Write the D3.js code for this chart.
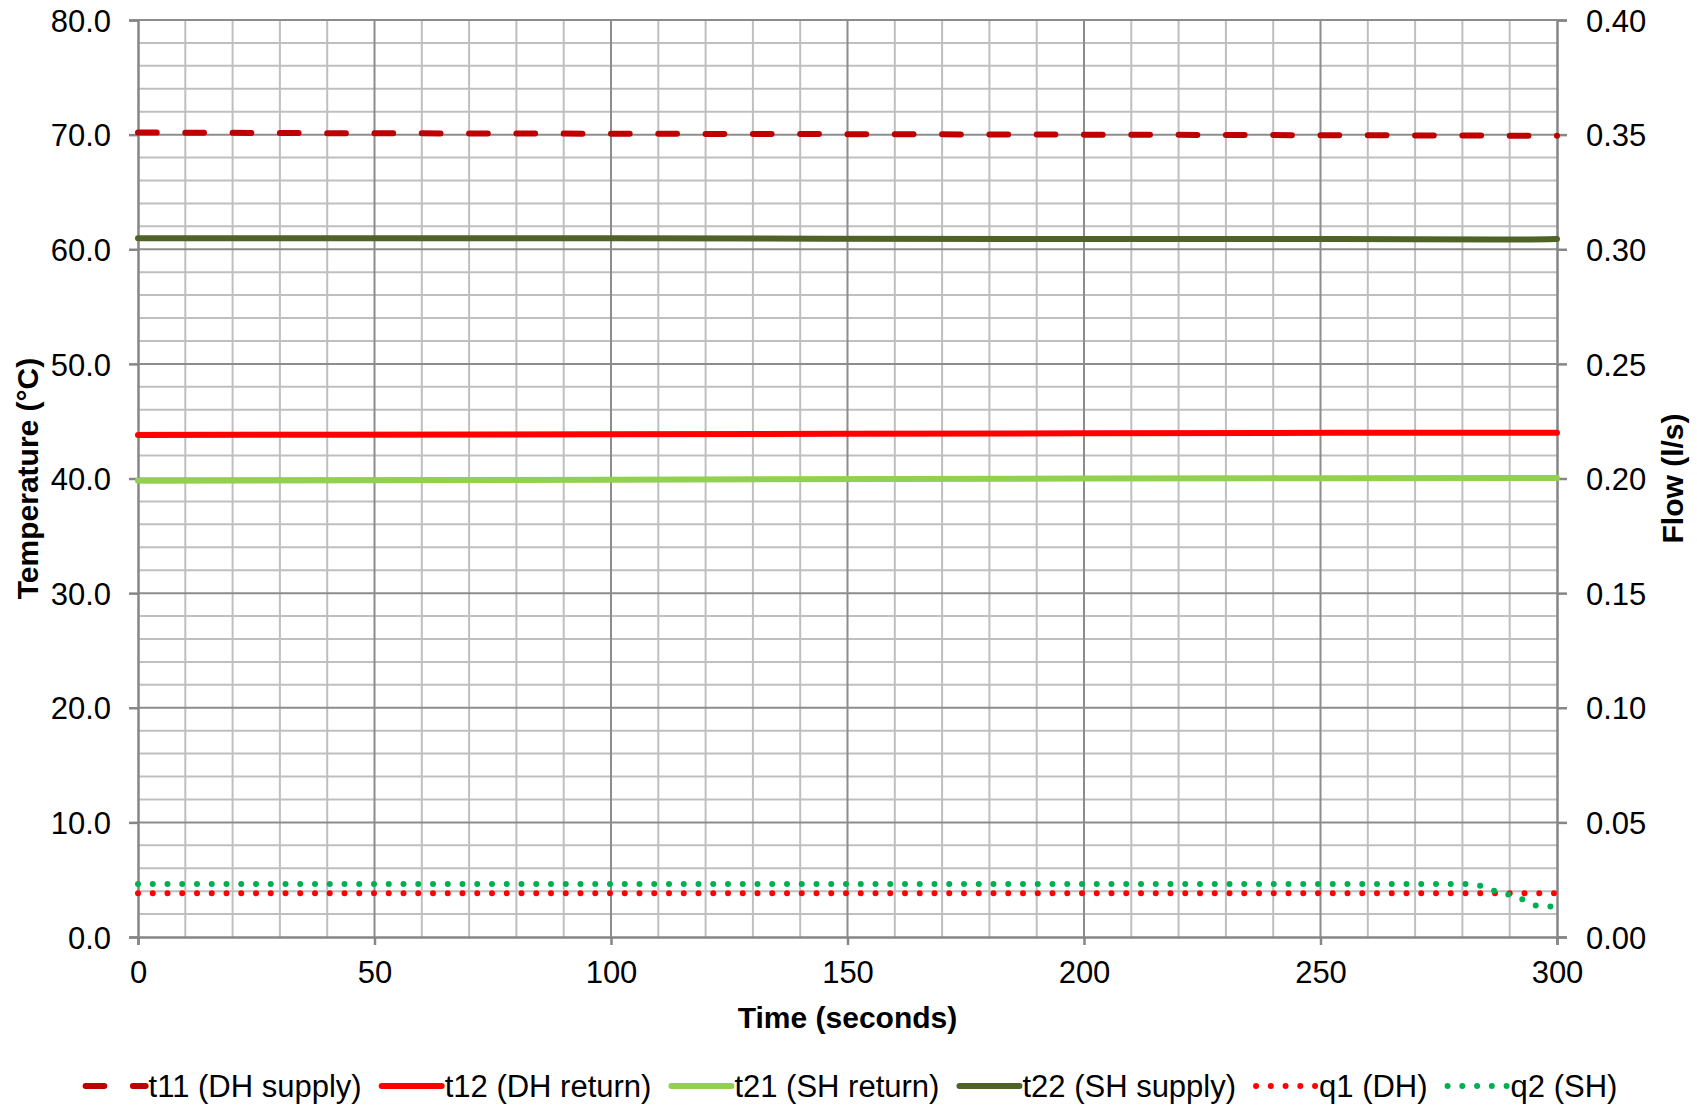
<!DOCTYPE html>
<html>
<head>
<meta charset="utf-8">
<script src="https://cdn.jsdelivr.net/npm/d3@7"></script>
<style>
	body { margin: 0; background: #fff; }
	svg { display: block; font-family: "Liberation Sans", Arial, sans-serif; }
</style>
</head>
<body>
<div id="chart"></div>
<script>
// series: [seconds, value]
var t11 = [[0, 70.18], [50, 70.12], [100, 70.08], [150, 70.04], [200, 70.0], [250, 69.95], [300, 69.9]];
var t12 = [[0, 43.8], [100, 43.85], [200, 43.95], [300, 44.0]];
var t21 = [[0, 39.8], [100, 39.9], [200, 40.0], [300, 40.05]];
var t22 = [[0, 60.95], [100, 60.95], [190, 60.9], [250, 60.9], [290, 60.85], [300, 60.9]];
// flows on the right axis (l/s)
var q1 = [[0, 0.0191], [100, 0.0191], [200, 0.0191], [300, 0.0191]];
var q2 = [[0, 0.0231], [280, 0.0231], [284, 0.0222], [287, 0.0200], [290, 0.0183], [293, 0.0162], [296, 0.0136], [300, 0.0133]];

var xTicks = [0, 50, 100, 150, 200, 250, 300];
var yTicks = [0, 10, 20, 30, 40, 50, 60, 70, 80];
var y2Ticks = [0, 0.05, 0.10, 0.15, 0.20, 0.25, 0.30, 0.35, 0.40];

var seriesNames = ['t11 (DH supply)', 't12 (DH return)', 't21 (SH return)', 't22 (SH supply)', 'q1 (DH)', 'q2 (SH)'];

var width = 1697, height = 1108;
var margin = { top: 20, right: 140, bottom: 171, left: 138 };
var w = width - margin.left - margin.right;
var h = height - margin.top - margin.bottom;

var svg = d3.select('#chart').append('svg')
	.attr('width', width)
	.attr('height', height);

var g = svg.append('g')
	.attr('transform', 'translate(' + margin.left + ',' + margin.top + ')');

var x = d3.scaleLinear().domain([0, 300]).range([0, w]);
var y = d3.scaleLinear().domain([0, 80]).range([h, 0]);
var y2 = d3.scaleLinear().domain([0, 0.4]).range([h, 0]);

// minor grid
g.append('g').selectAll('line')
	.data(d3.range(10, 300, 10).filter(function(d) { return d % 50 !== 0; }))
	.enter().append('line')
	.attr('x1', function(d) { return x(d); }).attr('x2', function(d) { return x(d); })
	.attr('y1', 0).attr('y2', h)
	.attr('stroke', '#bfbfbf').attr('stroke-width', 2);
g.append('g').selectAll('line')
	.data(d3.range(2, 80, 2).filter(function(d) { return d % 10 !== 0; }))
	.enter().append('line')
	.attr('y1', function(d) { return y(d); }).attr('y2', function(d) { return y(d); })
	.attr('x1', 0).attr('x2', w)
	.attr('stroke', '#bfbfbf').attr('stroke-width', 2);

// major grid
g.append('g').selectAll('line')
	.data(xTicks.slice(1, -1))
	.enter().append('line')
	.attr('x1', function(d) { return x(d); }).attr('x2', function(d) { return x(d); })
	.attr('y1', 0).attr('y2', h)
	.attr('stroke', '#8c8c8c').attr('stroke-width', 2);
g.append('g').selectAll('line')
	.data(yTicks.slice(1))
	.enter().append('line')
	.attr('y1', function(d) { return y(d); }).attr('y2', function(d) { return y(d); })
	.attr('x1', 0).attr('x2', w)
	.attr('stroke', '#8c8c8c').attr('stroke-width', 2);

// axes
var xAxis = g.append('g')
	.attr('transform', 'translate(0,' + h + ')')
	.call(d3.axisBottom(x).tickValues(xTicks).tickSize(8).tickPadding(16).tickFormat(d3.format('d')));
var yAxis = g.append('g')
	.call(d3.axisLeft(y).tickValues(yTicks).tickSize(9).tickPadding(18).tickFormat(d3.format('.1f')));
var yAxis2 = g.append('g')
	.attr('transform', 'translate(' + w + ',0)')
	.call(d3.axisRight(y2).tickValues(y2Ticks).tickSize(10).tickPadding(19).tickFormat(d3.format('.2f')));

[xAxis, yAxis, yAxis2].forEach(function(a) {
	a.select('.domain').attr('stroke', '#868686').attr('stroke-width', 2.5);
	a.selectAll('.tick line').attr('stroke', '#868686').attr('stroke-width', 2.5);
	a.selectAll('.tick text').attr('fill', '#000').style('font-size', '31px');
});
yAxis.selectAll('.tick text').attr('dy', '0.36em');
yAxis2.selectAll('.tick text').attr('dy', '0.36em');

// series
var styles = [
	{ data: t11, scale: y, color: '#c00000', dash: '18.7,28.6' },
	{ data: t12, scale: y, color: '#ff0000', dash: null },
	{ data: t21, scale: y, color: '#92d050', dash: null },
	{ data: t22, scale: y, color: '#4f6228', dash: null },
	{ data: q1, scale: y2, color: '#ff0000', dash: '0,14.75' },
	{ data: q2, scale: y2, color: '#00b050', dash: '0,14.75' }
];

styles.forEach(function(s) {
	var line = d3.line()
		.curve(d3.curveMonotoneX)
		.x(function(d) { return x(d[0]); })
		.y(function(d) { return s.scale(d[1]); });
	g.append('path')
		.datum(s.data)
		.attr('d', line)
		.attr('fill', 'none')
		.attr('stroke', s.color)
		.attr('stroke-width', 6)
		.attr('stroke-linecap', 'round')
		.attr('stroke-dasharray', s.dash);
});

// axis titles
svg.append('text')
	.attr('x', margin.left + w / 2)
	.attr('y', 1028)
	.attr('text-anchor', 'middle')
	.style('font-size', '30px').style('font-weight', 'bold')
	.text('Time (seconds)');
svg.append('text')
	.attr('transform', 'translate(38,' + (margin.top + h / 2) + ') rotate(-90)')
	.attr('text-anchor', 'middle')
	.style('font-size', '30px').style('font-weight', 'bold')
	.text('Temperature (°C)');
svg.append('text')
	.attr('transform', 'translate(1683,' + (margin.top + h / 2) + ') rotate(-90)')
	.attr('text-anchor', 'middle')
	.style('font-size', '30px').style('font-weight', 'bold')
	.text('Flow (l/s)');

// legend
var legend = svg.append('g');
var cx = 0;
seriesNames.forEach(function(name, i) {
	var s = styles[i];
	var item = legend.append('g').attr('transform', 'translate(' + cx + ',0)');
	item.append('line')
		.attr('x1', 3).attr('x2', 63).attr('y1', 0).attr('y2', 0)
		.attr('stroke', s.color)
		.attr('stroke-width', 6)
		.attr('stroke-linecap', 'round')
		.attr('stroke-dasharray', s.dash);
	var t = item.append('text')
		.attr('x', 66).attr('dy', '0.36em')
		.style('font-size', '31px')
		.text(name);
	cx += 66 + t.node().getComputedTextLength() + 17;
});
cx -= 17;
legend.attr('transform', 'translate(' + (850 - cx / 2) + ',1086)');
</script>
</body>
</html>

======

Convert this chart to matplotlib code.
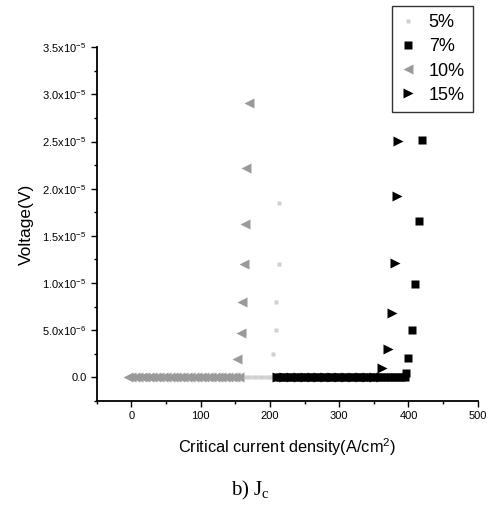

======

§ Goal
Above are some records. Reproduce the lines from the one with "Write the D3.js code for this chart." down to the one with "var h = height - margin.top - margin.bottom;", keeping both, and leave every picture out.

§ Output for this task
Write the D3.js code for this chart.
<!DOCTYPE html>
<html>
<head>
<meta charset="utf-8">
<script src="https://cdn.jsdelivr.net/npm/d3@7"></script>
<style>
	body { margin: 0; background: #fff; }
	svg { display: block; font-family: "Liberation Sans", Arial, sans-serif; }
</style>
</head>
<body>
<div id="chart"></div>
<script>
// series: [seconds, value]
var t11 = [[0, 70.18], [50, 70.12], [100, 70.08], [150, 70.04], [200, 70.0], [250, 69.95], [300, 69.9]];
var t12 = [[0, 43.8], [100, 43.85], [200, 43.95], [300, 44.0]];
var t21 = [[0, 39.8], [100, 39.9], [200, 40.0], [300, 40.05]];
var t22 = [[0, 60.95], [100, 60.95], [190, 60.9], [250, 60.9], [290, 60.85], [300, 60.9]];
// flows on the right axis (l/s)
var q1 = [[0, 0.0191], [100, 0.0191], [200, 0.0191], [300, 0.0191]];
var q2 = [[0, 0.0231], [280, 0.0231], [284, 0.0222], [287, 0.0200], [290, 0.0183], [293, 0.0162], [296, 0.0136], [300, 0.0133]];

var xTicks = [0, 50, 100, 150, 200, 250, 300];
var yTicks = [0, 10, 20, 30, 40, 50, 60, 70, 80];
var y2Ticks = [0, 0.05, 0.10, 0.15, 0.20, 0.25, 0.30, 0.35, 0.40];

var seriesNames = ['t11 (DH supply)', 't12 (DH return)', 't21 (SH return)', 't22 (SH supply)', 'q1 (DH)', 'q2 (SH)'];

var width = 1697, height = 1108;
var margin = { top: 20, right: 140, bottom: 171, left: 138 };
var w = width - margin.left - margin.right;
var h = height - margin.top - margin.bottom;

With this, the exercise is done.